AmChamTT: Reform needed to attract US investors

American Chamber of Commerce TT 
president Patricia Ghany, addressing an 
audience at a post-budget forum hosted 
by the chamber on Wednesday.
American Chamber of Commerce TT president Patricia Ghany, addressing an audience at a post-budget forum hosted by the chamber on Wednesday.

PRESIDENT of the American Chamber of Commerce TT (AmChamTT) Patricia Ghany says TT must make a greater effort to become investor-friendly and improve its ease of doing business if it is to capitalise on a strategy set out by the United States, its largest trade partner, to promote investment in the western hemisphere.

Ghany was speaking at the chamber’s annual post-budget forum at the Hilton Trinidad on Wednesday. Stakeholders from AmChamTT recently visited the US capital, Washington, DC, where they met with senior officials from a number of state arms, including the National Security Council, State Department, Senate, Congress and other arms of the US Government.

Ghany warned that the US, unlike other countries, has a strategy that rests on the ability of its private sector to be able “to find opportunities (overseas) and then access some support from government institutions, as opposed to the government cutting deals directly.”

She said the US has made its investment strategy a reality through reformatting and renaming the Overseas Private Investment Corporation – the US government’s development finance institution, which mobilises private capital in order to advance US foreign policy and national security objectives.

The corporation was recently recapitalised from US$30 billion to $60 billion, a development she said TT should take notice of.

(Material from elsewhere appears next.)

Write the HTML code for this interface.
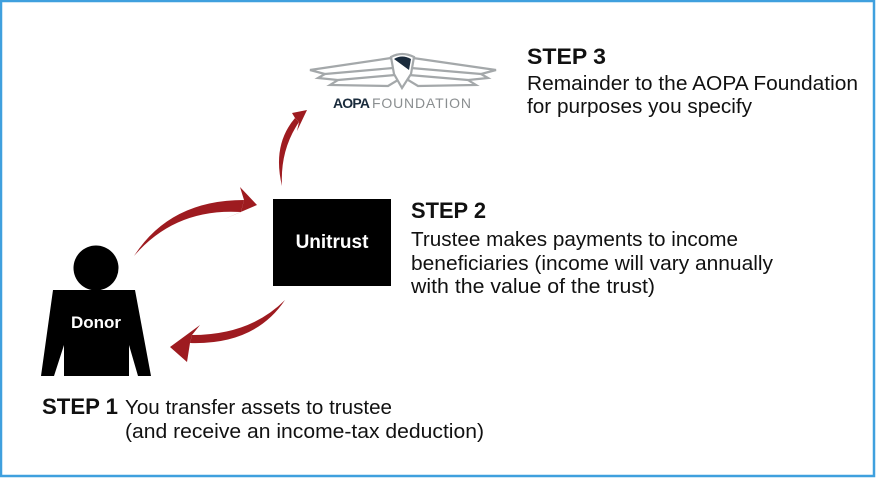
<!DOCTYPE html>
<html><head><meta charset="utf-8"><style>
html,body{margin:0;padding:0;background:#fff}
svg{display:block}
text{font-family:"Liberation Sans",sans-serif}
</style></head><body>
<svg width="876" height="478" viewBox="0 0 876 478" xmlns="http://www.w3.org/2000/svg">
<rect x="1" y="1" width="873" height="475" fill="#fff" stroke="#3fa0de" stroke-width="2.5"/>
<!-- Logo -->
<g fill="none" stroke="#a4a8aa" stroke-width="2.2">
<path d="M391 58 L310 70 L325 74 L318 78 L338 80 L330 85 L388 86 L398 80 Z"/>
<path d="M413 58 L496 70 L481 74 L488 78 L468 80 L476 85 L418 86 L408 80 Z"/>
<path d="M325 74 L393 68 M338 80 L395 75 M481 74 L411 68 M468 80 L409 75"/>
</g>
<path d="M391 57 Q402 51 414 57 L411 74 L402 88 L394 74 Z" fill="#fff" stroke="#a4a8aa" stroke-width="2.2"/>
<path d="M394 59 Q402 54 411 59 L409 70 Z" fill="#1a2b3c"/>
<text x="333" y="108" font-size="14" fill="#1a2b3c" font-weight="bold" textLength="37">AOPA</text>
<text x="372" y="108" font-size="14" fill="#8a8e90" textLength="99">FOUNDATION</text>
<!-- Donor -->
<circle cx="96" cy="268" r="22.5" fill="#000"/>
<polygon points="53,290 135,290 151,376 138,376 129,345 129,376 64,376 64,345 54,376 41,376" fill="#000"/>
<text x="96" y="328" font-size="17" font-weight="bold" fill="#fff" text-anchor="middle">Donor</text>
<!-- Unitrust -->
<rect x="273" y="199" width="118" height="87" fill="#000"/>
<text x="332" y="248" font-size="19" font-weight="bold" fill="#fff" text-anchor="middle">Unitrust</text>
<!-- Arrows -->
<g fill="#9e1b20">
<path d="M134 256 Q170 200 244 200 L241 212 Q175 208 134 256 Z"/>
<path d="M257 205 L240 187 L244 200 L241 212 L222 220 Z"/>
<path d="M285 300 Q255 345 190 343 L192 335 Q250 335 285 300 Z"/>
<path d="M170 347 L200 325 L192 335 L190 343 L187 362 Z"/>
<path d="M282 186 Q272 145 295 118 L299 122 Q280 150 282 186 Z"/>
<path d="M307 110 L292 113 L295 118 L299 122 L297 131 Z"/>
</g>
<!-- Text -->
<g fill="#111">
<text x="527" y="64" font-size="22" font-weight="bold" textLength="79" lengthAdjust="spacingAndGlyphs">STEP 3</text>
<text x="527" y="90" font-size="20" textLength="331" lengthAdjust="spacingAndGlyphs">Remainder to the AOPA Foundation</text>
<text x="527" y="113" font-size="20" textLength="225" lengthAdjust="spacingAndGlyphs">for purposes you specify</text>
<text x="411" y="218" font-size="22" font-weight="bold" textLength="75" lengthAdjust="spacingAndGlyphs">STEP 2</text>
<text x="411" y="246" font-size="20" textLength="327" lengthAdjust="spacingAndGlyphs">Trustee makes payments to income</text>
<text x="411" y="270" font-size="20" textLength="362" lengthAdjust="spacingAndGlyphs">beneficiaries (income will vary annually</text>
<text x="411" y="293" font-size="20" textLength="244" lengthAdjust="spacingAndGlyphs">with the value of the trust)</text>
<text x="42" y="414" font-size="22" font-weight="bold" textLength="76" lengthAdjust="spacingAndGlyphs">STEP 1</text>
<text x="125" y="414" font-size="20" textLength="267" lengthAdjust="spacingAndGlyphs">You transfer assets to trustee</text>
<text x="125" y="438" font-size="20" textLength="359" lengthAdjust="spacingAndGlyphs">(and receive an income-tax deduction)</text>
</g>
</svg>
</body></html>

“Why am I raising this in the context of our national budget? Well, to not be left behind, we must do more to become investor friendly and improve our ease of doing business. We also must have an underlying strategy and the will to make it a reality. So doing away with paper immigration forms is a great start but it’s just the tip of the iceberg. We need structural reforms. We need them now. We need them urgently,” said Ghany.

She also discouraged needless spending by the government, saying the idea that it will lift the economy is unsubstantiated. “Indeed, the opposite may be true. Continuing to fund non-productive sectors of the economy and inefficiencies in various parts of the value chain only makes it harder for productive activities to flourish.

“...simply put, by spending money on things that don’t generate revenue and by funding systems that are inefficient, it is harder for income-generating activities and initiatives to bear fruit.” She said it was imprudent to increase borrowing from $41.7 billion in 2008 to $84.1 billion in 2015 during a period of increased revenue.

“Just as that was not prudent, it is not prudent now to expand the budget by some $3 billion while revenue remains depressed. With some $5 billion of last year’s revenue coming from one-off sources,” Ghany added, “we encourage restraint on spending this year unless the revenue assumptions are realised.”

The chamber called on the government and opposition to develop and adopt a legislative framework to improve the ease of doing business locally and “to get it done in a manner that, as far as is possible, insulates the new institution from political interference and protects our rights to privacy.”

She said: “This is not an issue over which either party should be seeking to score cheap political points. We urgently need reform of our tax collection agency.”

Offering other solutions, Ghany added that the implementation of procurement legislation with regulations covering the disposal of government land and government-to-government contracts and an e-registry of public contracts will help fight corruption and improve the value derived from government spending.

There are many other factors to consider in terms of promoting ease of doing business in TT, according to Ghany, including the improvement of an effective justice system, a digital transformation of the public sector, a national open data policy to make government data available online, policies governing Blockchain, and adoption of crypto-currencies, among others.